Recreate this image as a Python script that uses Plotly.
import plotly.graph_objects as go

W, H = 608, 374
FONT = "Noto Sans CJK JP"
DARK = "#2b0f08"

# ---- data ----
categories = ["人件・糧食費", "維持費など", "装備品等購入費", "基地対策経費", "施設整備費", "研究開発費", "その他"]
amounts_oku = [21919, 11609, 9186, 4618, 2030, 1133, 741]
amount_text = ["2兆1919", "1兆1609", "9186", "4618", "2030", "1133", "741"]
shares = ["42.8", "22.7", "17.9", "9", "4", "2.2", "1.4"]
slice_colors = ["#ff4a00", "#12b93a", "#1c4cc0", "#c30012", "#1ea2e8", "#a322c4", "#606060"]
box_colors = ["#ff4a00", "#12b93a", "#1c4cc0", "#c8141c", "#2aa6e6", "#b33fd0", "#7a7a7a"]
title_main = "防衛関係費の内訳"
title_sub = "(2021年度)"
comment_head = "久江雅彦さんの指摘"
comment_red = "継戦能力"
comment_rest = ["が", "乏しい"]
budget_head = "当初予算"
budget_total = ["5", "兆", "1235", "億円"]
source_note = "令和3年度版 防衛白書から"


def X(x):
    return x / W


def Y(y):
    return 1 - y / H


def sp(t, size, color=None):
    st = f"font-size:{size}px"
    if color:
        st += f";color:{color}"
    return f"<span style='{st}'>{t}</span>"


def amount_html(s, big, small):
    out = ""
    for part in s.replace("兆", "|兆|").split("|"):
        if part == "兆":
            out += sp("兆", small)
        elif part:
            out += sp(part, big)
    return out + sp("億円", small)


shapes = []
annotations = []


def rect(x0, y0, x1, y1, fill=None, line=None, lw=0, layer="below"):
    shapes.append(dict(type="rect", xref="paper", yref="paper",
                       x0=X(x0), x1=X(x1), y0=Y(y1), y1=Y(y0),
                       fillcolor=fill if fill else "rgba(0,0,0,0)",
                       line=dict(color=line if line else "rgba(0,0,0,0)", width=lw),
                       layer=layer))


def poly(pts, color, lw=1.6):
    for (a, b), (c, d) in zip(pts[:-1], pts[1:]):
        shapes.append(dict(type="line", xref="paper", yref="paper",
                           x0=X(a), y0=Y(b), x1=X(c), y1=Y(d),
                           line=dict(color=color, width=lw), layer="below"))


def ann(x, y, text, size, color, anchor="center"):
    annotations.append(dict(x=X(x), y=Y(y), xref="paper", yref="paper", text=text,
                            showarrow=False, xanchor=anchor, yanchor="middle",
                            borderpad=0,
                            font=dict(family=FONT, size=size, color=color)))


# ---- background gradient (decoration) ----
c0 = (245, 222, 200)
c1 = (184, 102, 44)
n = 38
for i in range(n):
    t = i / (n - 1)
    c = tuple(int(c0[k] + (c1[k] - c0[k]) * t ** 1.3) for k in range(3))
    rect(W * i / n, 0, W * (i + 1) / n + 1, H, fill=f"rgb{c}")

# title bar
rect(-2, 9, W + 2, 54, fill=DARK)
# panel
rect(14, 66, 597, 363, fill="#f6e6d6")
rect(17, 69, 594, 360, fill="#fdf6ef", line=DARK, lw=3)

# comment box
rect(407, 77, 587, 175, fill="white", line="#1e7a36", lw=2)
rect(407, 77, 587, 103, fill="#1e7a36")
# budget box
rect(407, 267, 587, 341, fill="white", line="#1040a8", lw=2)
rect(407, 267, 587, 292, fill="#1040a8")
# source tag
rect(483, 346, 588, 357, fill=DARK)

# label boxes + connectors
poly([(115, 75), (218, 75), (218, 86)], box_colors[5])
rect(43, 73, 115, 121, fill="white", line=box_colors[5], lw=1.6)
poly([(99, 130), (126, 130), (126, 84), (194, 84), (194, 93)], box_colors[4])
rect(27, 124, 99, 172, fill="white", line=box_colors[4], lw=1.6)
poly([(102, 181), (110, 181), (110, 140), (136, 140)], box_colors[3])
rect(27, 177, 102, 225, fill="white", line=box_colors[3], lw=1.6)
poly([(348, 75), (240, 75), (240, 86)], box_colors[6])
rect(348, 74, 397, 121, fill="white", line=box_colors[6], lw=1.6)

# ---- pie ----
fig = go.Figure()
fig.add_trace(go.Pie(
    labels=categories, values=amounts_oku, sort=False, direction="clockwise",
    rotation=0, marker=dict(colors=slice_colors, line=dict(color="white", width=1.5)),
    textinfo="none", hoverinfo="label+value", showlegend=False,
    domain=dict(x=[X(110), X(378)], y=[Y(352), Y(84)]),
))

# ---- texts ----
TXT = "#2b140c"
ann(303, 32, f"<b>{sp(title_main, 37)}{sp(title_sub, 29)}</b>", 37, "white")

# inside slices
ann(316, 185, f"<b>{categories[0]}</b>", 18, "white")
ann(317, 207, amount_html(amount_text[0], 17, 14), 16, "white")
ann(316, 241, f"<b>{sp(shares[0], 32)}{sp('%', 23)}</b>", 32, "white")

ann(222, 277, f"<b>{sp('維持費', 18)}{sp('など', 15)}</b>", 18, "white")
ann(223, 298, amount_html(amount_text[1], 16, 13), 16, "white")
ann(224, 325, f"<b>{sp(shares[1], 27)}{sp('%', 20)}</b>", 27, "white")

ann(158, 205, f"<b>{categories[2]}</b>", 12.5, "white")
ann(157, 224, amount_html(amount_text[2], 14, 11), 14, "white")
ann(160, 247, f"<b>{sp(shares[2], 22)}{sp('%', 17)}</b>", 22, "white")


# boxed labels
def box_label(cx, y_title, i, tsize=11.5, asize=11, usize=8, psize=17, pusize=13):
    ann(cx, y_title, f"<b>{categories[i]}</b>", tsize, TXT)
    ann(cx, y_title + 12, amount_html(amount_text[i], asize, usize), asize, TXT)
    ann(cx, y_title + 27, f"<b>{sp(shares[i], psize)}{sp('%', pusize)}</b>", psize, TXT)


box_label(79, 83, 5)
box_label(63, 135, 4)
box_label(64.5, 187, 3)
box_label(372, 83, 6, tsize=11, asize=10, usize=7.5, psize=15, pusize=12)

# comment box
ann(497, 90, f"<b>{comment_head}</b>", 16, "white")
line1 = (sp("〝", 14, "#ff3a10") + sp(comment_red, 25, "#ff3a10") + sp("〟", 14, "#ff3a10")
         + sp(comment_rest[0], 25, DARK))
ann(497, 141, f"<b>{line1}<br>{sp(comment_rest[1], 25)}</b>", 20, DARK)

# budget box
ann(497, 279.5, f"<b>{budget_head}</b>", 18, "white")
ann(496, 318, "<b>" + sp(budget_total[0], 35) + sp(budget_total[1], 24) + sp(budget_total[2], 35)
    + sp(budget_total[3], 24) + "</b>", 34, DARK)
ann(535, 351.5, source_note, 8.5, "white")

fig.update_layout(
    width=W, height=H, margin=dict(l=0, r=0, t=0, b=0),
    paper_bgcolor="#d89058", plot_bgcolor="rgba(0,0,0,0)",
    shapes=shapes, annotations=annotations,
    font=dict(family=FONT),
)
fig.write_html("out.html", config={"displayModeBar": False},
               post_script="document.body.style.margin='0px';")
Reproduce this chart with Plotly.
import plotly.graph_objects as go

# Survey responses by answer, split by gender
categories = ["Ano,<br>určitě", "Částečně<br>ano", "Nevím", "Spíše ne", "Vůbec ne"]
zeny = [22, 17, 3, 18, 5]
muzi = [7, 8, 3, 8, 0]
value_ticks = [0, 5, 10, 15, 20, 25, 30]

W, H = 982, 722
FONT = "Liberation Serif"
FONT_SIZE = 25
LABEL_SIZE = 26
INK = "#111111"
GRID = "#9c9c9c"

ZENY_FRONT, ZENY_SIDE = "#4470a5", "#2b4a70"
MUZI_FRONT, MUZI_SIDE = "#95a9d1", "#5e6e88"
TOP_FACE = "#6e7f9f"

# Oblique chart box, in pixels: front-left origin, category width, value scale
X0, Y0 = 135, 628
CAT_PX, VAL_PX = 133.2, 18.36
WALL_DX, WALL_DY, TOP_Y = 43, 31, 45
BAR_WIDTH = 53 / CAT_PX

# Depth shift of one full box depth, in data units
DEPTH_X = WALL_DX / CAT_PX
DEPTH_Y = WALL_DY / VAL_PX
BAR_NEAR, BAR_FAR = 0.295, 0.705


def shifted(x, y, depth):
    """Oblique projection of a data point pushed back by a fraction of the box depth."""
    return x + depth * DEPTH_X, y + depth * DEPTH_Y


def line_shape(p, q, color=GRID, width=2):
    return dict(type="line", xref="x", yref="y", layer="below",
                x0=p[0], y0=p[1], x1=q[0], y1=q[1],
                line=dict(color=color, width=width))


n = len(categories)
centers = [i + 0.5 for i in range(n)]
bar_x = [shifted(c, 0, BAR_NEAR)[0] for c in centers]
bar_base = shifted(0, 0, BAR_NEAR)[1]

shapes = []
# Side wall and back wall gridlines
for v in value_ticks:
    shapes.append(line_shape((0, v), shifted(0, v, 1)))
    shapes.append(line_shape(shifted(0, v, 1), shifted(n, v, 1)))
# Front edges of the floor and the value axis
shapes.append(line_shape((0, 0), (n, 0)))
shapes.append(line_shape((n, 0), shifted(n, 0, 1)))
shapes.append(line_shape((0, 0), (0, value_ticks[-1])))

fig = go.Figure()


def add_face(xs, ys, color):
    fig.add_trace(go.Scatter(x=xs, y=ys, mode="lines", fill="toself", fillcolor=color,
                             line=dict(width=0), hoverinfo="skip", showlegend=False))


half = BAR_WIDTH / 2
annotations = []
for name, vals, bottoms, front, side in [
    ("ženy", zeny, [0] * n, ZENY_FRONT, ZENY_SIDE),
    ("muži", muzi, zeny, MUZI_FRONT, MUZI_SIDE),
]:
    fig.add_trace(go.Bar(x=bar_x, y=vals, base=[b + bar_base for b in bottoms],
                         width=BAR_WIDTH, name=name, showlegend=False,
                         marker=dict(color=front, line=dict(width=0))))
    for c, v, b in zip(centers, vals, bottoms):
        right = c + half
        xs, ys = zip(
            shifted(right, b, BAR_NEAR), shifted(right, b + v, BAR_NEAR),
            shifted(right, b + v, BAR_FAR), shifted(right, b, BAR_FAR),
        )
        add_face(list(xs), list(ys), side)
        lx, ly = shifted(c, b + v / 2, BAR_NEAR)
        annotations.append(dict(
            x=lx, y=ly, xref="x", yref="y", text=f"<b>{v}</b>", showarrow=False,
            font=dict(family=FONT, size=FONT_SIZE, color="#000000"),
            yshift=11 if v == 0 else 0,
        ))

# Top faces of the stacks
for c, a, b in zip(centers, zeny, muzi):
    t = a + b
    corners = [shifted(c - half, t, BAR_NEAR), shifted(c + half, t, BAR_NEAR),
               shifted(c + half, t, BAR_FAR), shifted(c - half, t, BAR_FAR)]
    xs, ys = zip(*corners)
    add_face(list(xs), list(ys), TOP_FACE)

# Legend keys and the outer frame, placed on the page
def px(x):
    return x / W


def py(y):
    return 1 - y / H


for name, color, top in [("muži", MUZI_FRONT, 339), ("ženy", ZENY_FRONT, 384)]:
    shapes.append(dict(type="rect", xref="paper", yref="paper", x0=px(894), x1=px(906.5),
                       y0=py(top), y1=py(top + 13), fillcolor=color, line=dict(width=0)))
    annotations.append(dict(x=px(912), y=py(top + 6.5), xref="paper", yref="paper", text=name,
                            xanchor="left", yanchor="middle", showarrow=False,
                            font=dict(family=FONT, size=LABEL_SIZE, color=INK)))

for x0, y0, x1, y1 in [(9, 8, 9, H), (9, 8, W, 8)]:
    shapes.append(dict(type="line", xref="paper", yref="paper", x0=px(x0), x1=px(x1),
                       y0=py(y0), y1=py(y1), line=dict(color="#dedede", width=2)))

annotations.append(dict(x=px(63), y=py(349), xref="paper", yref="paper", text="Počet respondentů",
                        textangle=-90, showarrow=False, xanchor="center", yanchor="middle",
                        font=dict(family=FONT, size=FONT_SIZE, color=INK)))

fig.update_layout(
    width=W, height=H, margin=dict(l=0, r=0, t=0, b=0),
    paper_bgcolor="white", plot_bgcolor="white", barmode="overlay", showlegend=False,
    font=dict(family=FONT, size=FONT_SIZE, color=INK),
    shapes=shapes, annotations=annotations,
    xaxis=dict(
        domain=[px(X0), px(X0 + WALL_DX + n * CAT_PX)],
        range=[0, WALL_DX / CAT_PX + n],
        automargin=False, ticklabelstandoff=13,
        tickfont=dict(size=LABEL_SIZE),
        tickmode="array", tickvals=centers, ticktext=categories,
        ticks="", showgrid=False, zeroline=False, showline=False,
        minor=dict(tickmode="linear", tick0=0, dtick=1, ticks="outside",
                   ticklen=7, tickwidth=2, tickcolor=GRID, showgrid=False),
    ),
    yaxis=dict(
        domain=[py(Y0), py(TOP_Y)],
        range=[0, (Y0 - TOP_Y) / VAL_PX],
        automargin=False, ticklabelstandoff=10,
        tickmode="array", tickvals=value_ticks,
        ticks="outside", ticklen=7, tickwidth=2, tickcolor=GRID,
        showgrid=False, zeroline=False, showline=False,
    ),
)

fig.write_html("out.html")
====================
OBJECTIVE:
Copy all lines from the data that hold the word "this".

FINAL RESULT:
Recreate this image as a Python script that uses Plotly.
Reproduce this chart with Plotly.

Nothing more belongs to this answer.